Plaintiffs allege that Defendants violated RESPA by failing to respond to "inquiries [made by Plaintiffs] in June, July, August, September, October, December 2008 and in May 2009." (FAC ¶ 81.)

Section 2605(e)(1)(A) of the statute provides that loan servicers that receive a "qualified written request from the borrower (or an agent of the borrower) for information relating to the servicing of such loan" must acknowledge receipt, investigate, correct any errors, and respond. 12 U.S.C. § 2605(e)(1)(A). RESPA defines a "qualified written request" as:

a written correspondence, other than notice on a payment coupon or other payment medium supplied by the servicer, that--

(I) includes, or otherwise enables the servicer to identify, the name and account of the borrower; and

(ii) includes a statement of the reasons for the belief of the borrower, to the extent applicable, that the account is in error or provides sufficient detail to the servicer regarding other information sought by the borrower.

Id. § 2605(e)(1)(B).
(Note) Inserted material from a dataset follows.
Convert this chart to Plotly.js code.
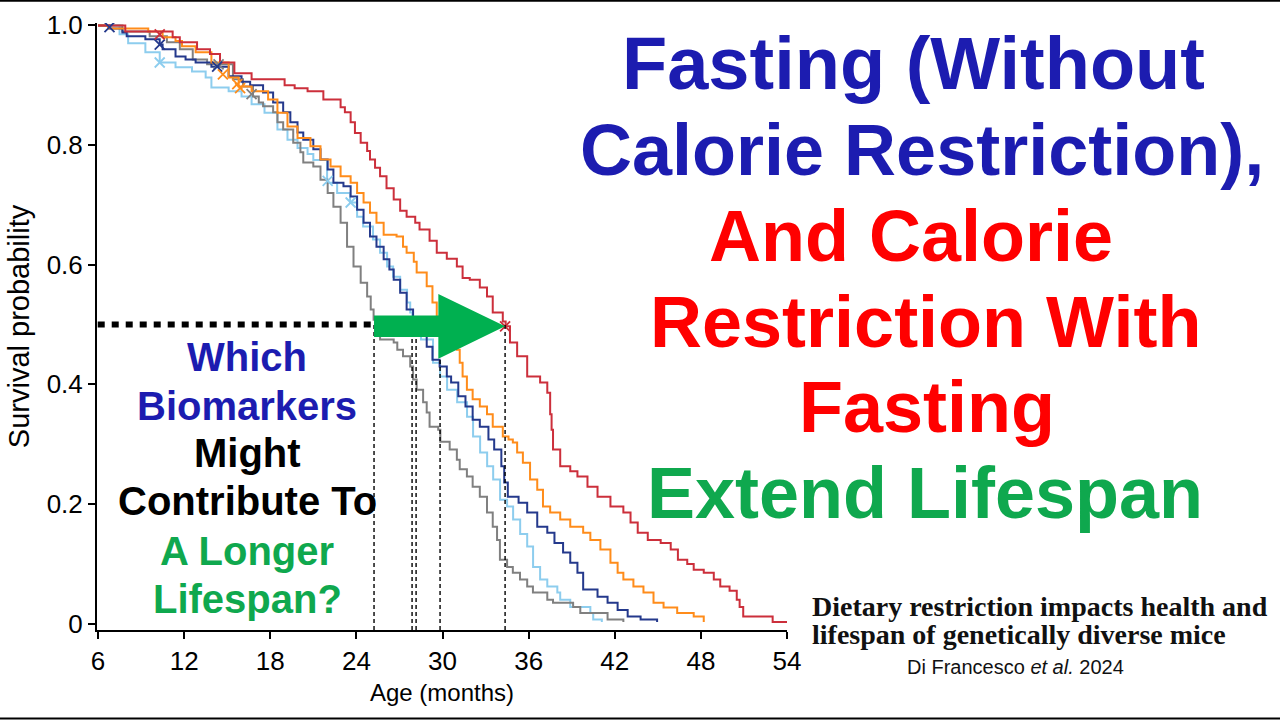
<!DOCTYPE html>
<html><head><meta charset="utf-8">
<script src="https://cdn.plot.ly/plotly-3.0.1.min.js"></script>
<style>html,body{margin:0;padding:0;background:#fff;}#chart{width:1280px;height:720px;}</style>
</head><body><div id="chart"></div>
<script>
// ---------- DATA (Kaplan-Meier survival) ----------
// AL (gray)
const alAge  = [6,7.7,9.6,10.8,11.7,12.6,13.6,15.4,16.1,16.8,17.2,17.5,18.2,18.5,18.9,19.6,20.1,20.3,21.0,21.5,22.0,22.4,22.9,23.35,23.8,24.3,24.75,25.0,25.2,25.65,26.6,26.85,27.25,27.75,27.95,28.2,28.65,28.9,29.1,29.7,29.85,30.5,31.0,31.2,31.7,32.1,32.6,33.1,33.5,33.8,34.0,34.5,34.9,35.4,35.9,36.3,37.3,37.7,39.1,39.6,41.5,42.6];
const alSurv = [1,0.99,0.982,0.972,0.96,0.943,0.935,0.91,0.898,0.881,0.871,0.865,0.855,0.838,0.826,0.804,0.788,0.771,0.764,0.742,0.72,0.697,0.67,0.63,0.597,0.57,0.547,0.525,0.508,0.475,0.47,0.458,0.447,0.43,0.408,0.391,0.37,0.353,0.329,0.324,0.304,0.291,0.274,0.258,0.246,0.229,0.212,0.186,0.162,0.14,0.107,0.095,0.085,0.074,0.062,0.052,0.04,0.035,0.028,0.018,0.007,0.003];
// 1-day fasting (light blue)
const f1Age  = [6,7.5,8.1,9.3,10.3,11.4,12.55,13.5,13.9,15.1,16.0,16.7,17.6,18.5,19.2,19.9,20.6,21.0,21.96,22.66,23.56,24.05,24.47,25.16,25.65,26.14,26.56,27.05,27.53,27.75,27.9,28.5,29.34,29.83,30.32,31.02,31.71,32.13,32.62,33.11,33.53,34.01,34.5,34.92,35.41,35.9,36.31,36.8,37.3,38.0,38.2,38.9,40.3,40.5,41.1];
const f1Surv = [1,0.985,0.97,0.955,0.938,0.93,0.923,0.913,0.896,0.89,0.881,0.868,0.854,0.826,0.809,0.795,0.785,0.775,0.737,0.72,0.704,0.68,0.664,0.642,0.62,0.597,0.58,0.558,0.537,0.52,0.492,0.475,0.436,0.413,0.391,0.37,0.346,0.313,0.286,0.263,0.241,0.207,0.196,0.174,0.15,0.129,0.095,0.074,0.062,0.052,0.04,0.028,0.018,0.007,0.003];
// 2-day fasting (navy)
const f2Age  = [6,6.8,7.7,8.0,9.3,10.3,10.5,11.4,12.1,12.8,13.9,15.1,16.0,16.6,17.5,18.2,18.9,19.4,19.9,20.3,21.0,21.5,22.0,22.4,23.1,23.6,24.05,24.5,24.95,25.4,25.9,26.3,26.6,27.05,27.5,27.95,28.2,28.9,29.3,29.8,30.3,30.6,31.1,31.6,32.1,32.6,33.2,33.6,34.1,34.3,34.55,35.3,35.9,36.6,37.3,37.8,38.4,38.9,39.4,39.8,40.8,41.5,42.2,42.9,43.8,44.95];
const f2Surv = [1,0.995,0.988,0.982,0.977,0.968,0.96,0.948,0.943,0.938,0.931,0.915,0.906,0.9,0.888,0.871,0.855,0.838,0.821,0.809,0.793,0.776,0.759,0.737,0.731,0.714,0.692,0.67,0.647,0.63,0.609,0.592,0.575,0.553,0.525,0.508,0.487,0.463,0.441,0.43,0.413,0.403,0.38,0.363,0.341,0.329,0.308,0.291,0.263,0.236,0.212,0.202,0.186,0.162,0.152,0.135,0.119,0.102,0.085,0.057,0.045,0.035,0.023,0.012,0.007,0.003];
// 20% CR (orange)
const cr20Age  = [6,6.7,9.5,10.5,11.4,11.85,12.8,13.9,15.1,15.8,16.7,17.85,18.5,19.2,19.9,20.8,21.5,22.2,22.9,23.6,24.05,24.5,24.95,25.4,25.9,26.8,27.25,27.5,28.0,28.2,28.9,29.3,29.6,29.8,30.3,31.0,31.2,31.4,31.7,32.1,32.6,33.1,33.5,34.2,34.6,34.9,35.2,35.6,36.1,36.6,37.0,37.5,38.2,38.9,39.8,40.3,41.0,41.7,42.2,42.6,43.3,44.0,44.7,45.4,46.35,47.5,48.2];
const cr20Surv = [1,0.995,0.99,0.98,0.974,0.965,0.955,0.938,0.913,0.898,0.89,0.876,0.854,0.831,0.812,0.798,0.776,0.764,0.748,0.737,0.72,0.704,0.687,0.67,0.65,0.647,0.63,0.62,0.605,0.587,0.564,0.537,0.513,0.492,0.475,0.458,0.436,0.413,0.391,0.375,0.363,0.35,0.329,0.313,0.308,0.303,0.286,0.269,0.241,0.224,0.196,0.186,0.174,0.162,0.152,0.14,0.124,0.102,0.085,0.074,0.062,0.052,0.035,0.027,0.018,0.012,0.003];
// 40% CR (red)
const cr40Age  = [6,7.9,11.2,11.7,12.9,13.8,14.5,15.5,16.7,19.0,19.7,20.6,21.7,22.9,23.2,23.6,23.9,24.3,24.75,24.95,25.3,25.65,26.1,26.6,27.05,27.5,28.1,28.4,29.1,29.6,30.3,31.0,31.4,31.9,32.6,33.1,33.5,34.2,34.4,34.7,35.2,35.9,36.8,37.3,37.5,37.6,37.7,38.2,38.9,39.4,40.1,40.8,41.7,42.6,43.1,43.6,44.3,45.2,45.9,46.4,47.05,47.5,48.2,48.9,49.35,50.0,50.5,50.7,50.95,53.0,54.0];
const cr40Surv = [1,0.99,0.98,0.972,0.96,0.952,0.938,0.92,0.91,0.9,0.895,0.89,0.876,0.863,0.855,0.838,0.82,0.804,0.79,0.776,0.762,0.748,0.728,0.709,0.69,0.68,0.67,0.659,0.64,0.62,0.61,0.597,0.578,0.575,0.562,0.547,0.52,0.505,0.497,0.47,0.447,0.413,0.403,0.386,0.35,0.324,0.291,0.263,0.255,0.246,0.229,0.212,0.196,0.186,0.169,0.152,0.14,0.135,0.124,0.107,0.1,0.09,0.085,0.074,0.062,0.055,0.04,0.028,0.012,0.003,0.003];

// censored marks
const alCensAge = [14.4,16.7],           alCensSurv = [0.935,0.885];
const f1CensAge = [10.3,22.0,23.6],      f1CensSurv = [0.938,0.74,0.704];
const f2CensAge = [6.8,10.3,14.3],       f2CensSurv = [0.997,0.968,0.931];
const cr20CensAge = [14.7,15.7,15.9],    cr20CensSurv = [0.918,0.902,0.895];
const cr40CensAge = [10.3,34.36],        cr40CensSurv = [0.985,0.497];

// medians (months) : AL, 1D, 2D, 20%, 40%
const medians = [25.23,27.88,28.16,29.83,34.36];
const medianLevel = 0.5;

const xTickVals = [6,12,18,24,30,36,42,48,54];
const yTickVals = [0,0.2,0.4,0.6,0.8,1.0];
const yTickText = ['0','0.2','0.4','0.6','0.8','1.0'];

const titleLines = ['Fasting (Without','Calorie Restriction),','And Calorie','Restriction With','Fasting','Extend Lifespan'];
const questionLines = ['Which','Biomarkers','Might','Contribute To','A Longer','Lifespan?'];
const citeLines = ['Dietary restriction impacts health and','lifespan of genetically diverse mice'];
const citeAuthor = 'Di Francesco <i>et al.</i> 2024';

// ---------- STYLE ----------
const C = {red:'#cc2f3b', orange:'#ff8c1a', navy:'#24398c', sky:'#8dcdee', gray:'#808080'};
const BLUE = '#1c1cb0', RED = '#ff0000', GREEN = '#0fa84e', ARROW = '#00b050';
const SANS = 'Liberation Sans, Arial, sans-serif';
const SERIF = 'Liberation Serif, Times New Roman, serif';
const M = {l:97, r:493, t:23, b:90};
const W = 1280, H = 720;
const PW = W - M.l - M.r, PH = H - M.t - M.b;
const xRange = [5.93, 54.0], yRange = [-0.0105, 1.004];
const toPX = x => (x - M.l) / PW;
const toPY = y => (M.t + PH - y) / PH;

function curve(x, y, color, name){
  return {x:x, y:y, type:'scatter', mode:'lines', line:{shape:'hv', color:color, width:2}, name:name, hoverinfo:'skip'};
}
function cens(x, y, color){
  return {x:x, y:y, type:'scatter', mode:'markers', marker:{symbol:'x-thin', size:10, line:{color:color, width:1.8}}, hoverinfo:'skip'};
}

const traces = [
  curve(f1Age, f1Surv, C.sky, '1D'),
  curve(alAge, alSurv, C.gray, 'AL'),
  curve(f2Age, f2Surv, C.navy, '2D'),
  curve(cr20Age, cr20Surv, C.orange, '20%'),
  curve(cr40Age, cr40Surv, C.red, '40%'),
  cens(f1CensAge, f1CensSurv, C.sky),
  cens(alCensAge, alCensSurv, C.gray),
  cens(f2CensAge, f2CensSurv, C.navy),
  cens(cr20CensAge, cr20CensSurv, C.orange),
  cens(cr40CensAge, cr40CensSurv, C.red)
];

const shapes = [];
medians.forEach(m => shapes.push({type:'line', xref:'x', yref:'y', x0:m, x1:m, y0:yRange[0], y1:medianLevel,
  line:{color:'#000', width:1.4, dash:'4px,3px'}}));
shapes.push({type:'line', xref:'x', yref:'y', x0:xRange[0]+0.05, x1:medians[0], y0:medianLevel, y1:medianLevel,
  line:{color:'#000', width:6, dash:'7px,7px'}});
// green arrow from shortest to longest median
(function(){
  const x0 = medians[0], x1 = medians[medians.length-1], yc = 0.497;
  const hs = 0.018, hh = 0.054, headLen = 4.65, xh = x1 - headLen;
  shapes.push({type:'path', xref:'x', yref:'y', fillcolor:ARROW, line:{width:0},
    path:`M${x0},${yc+hs} L${xh},${yc+hs} L${xh},${yc+hh} L${x1},${yc} L${xh},${yc-hh} L${xh},${yc-hs} L${x0},${yc-hs} Z`});
})();
// black frame lines top & bottom of picture
shapes.push({type:'line', xref:'paper', yref:'paper', x0:toPX(0), x1:toPX(W), y0:toPY(0.8), y1:toPY(0.8), line:{color:'#000', width:2}});
shapes.push({type:'line', xref:'paper', yref:'paper', x0:toPX(0), x1:toPX(W), y0:toPY(718.5), y1:toPY(718.5), line:{color:'#000', width:2}});

const annotations = [];
function addText(text, cx, baseline, size, color, family, bold, anchor){
  annotations.push({text: bold ? '<b>'+text+'</b>' : text, xref:'paper', yref:'paper',
    x: toPX(cx), y: toPY(baseline - 0.35*size), xanchor: anchor || 'center', yanchor:'middle',
    showarrow:false, font:{size:size, color:color, family:family}});
}
const titleColors = [BLUE,BLUE,RED,RED,RED,GREEN];
const titleCx = [913,922,911,925,927,925];
const titleBase = [89,175,261,347,432,518];
const titleSize = [74,72,72,72,72,72];
titleLines.forEach((t,i)=>addText(t, titleCx[i], titleBase[i], titleSize[i], titleColors[i], SANS, true));
const qColors = [BLUE,BLUE,'#000','#000',GREEN,GREEN];
const qBase = [371,420,467,515,565,613];
questionLines.forEach((t,i)=>addText(t, 247, qBase[i], 40, qColors[i], SANS, true));
addText(citeLines[0], 810, 616, 28, '#111', SERIF, true, 'left');
addText(citeLines[1], 810, 644, 28, '#111', SERIF, true, 'left');
addText(citeAuthor, 1015, 674, 20, '#111', SANS, false);

const layout = {
  width:W, height:H, margin:M, showlegend:false,
  paper_bgcolor:'#fff', plot_bgcolor:'#fff',
  xaxis:{range:xRange, tickvals:xTickVals, ticks:'outside', ticklen:7, tickwidth:2, tickcolor:'#000',
    showline:true, linecolor:'#000', linewidth:2, showgrid:false, zeroline:false,
    tickfont:{family:SANS, size:26, color:'#000'},
    title:{text:'Age (months)', font:{family:SANS, size:24, color:'#000'}, standoff:9}},
  yaxis:{range:yRange, tickvals:yTickVals, ticktext:yTickText, ticks:'outside', ticklen:7, tickwidth:2, tickcolor:'#000',
    showline:true, linecolor:'#000', linewidth:2, showgrid:false, zeroline:false,
    tickfont:{family:SANS, size:26, color:'#000'},
    title:{text:'Survival probability', font:{family:SANS, size:29, color:'#000'}, standoff:8}},
  shapes:shapes, annotations:annotations
};
Plotly.newPlot('chart', traces, layout, {displayModeBar:false, staticPlot:true});
</script></body></html>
Section 2605(e)(1)(A) requires loan servicers to acknowledge receipt of qualified written requests within twenty days. Id. § 2605(e)(1)(A). Following acknowledgment, servicers have a duty to respond to the borrowers "not later than 60 days" in one of three ways outlined in Section 2605(e)(2). Id. § 2605(e)(2).

The Court is persuaded that Plantiffs' letters dated June 11, 2008, July 13, 2008, August 8, 2008, September 25, 2008 and October 29, 2008 were not qualified written requests within the meaning of RESPA. (FAC, Exhibits C1-C5.) The letters object to the monthly payment increase, and demand that GMAC present evidence of its authority to enforce the terms of the loan. They do not, however, identify any error in the servicing of the loan at issue. Accordingly, the letters are not qualified written requests, and GMAC had no duty under RESPA to respond.

The May 20, 2009 letter disputes the amount that Plaintiffs owed to GMAC under the agreement, and contains a heading identifying the letter as a "qualified written request." (FAC, Ex. C6.) Even assuming that the letter satisfied § 2605(e)(1)(A)'s definitional criteria, Plaintiffs' claim fails because they filed the present lawsuit on June 15, 2009, and thus, the sixty window for responding to qualified written requests had not yet elapsed. Accordingly, the claim was premature. See Sicairos v. NDEX West, LLC, 2009 WL 385855 at *3 (S.D. Cal. 2009) (dismissing RESPA § 2605 claim where plaintiff filed suit before sixty-day window for responding to alleged qualified written request had elapsed).

Plaintiffs § 2605 claims against ETS must also be dismissed, with prejudice, because Plaintiffs fail to allege facts indicating that ETS is a loan servicer subject to the requirements of § 2605.

B. RESPA, 12 U.S.C. § 2609

Plaintiffs next allege that Defendants violated RESPA by failing to "provide an explanation" for "increasing Plaintiffs escrow account." (FAC ¶ 88.)

Pursuant to 12 U.S.C § 2609, lenders and servicers are prohibited from requiring homeowners to maintain more than one-twelfth of the estimated total yearly amount necessary for taxes, insurance premiums, and other charges, plus an additional cushion of one-sixth of the estimated total of such taxes, insurance premiums and other charges. See 12 U.S.C.§ 2609(a). In addition, the loan servicer must notify the borrower "not less than annually of any shortage of funds in the escrow account." Id. § 2609(b).

Plaintiffs fail to allege that the escrow amount GMAC required was in excess of the level that RESPA permits, and they do not allege that GMAC failed to provide the required notice of any shortage of funds. The Court therefore concludes that the factual allegations set forth in the FAC are not plausibly suggestive of a claim entitling Plaintiffs to relief, and thus, their § 2609 claim must be dismissed.

IV. Conclusion

For the reasons set forth above, the Court dismisses Plaintiffs' claims arising under federal law. With respect to the RESPA § 2609 claim, the Court grants Plaintiffs leave to amend the FAC. Plaintiffs must file an amended complaint within twenty (20) days of the date of this Order. Failure to do so will be deemed consent to dismissal of Plaintiffs' federal law claims with prejudice.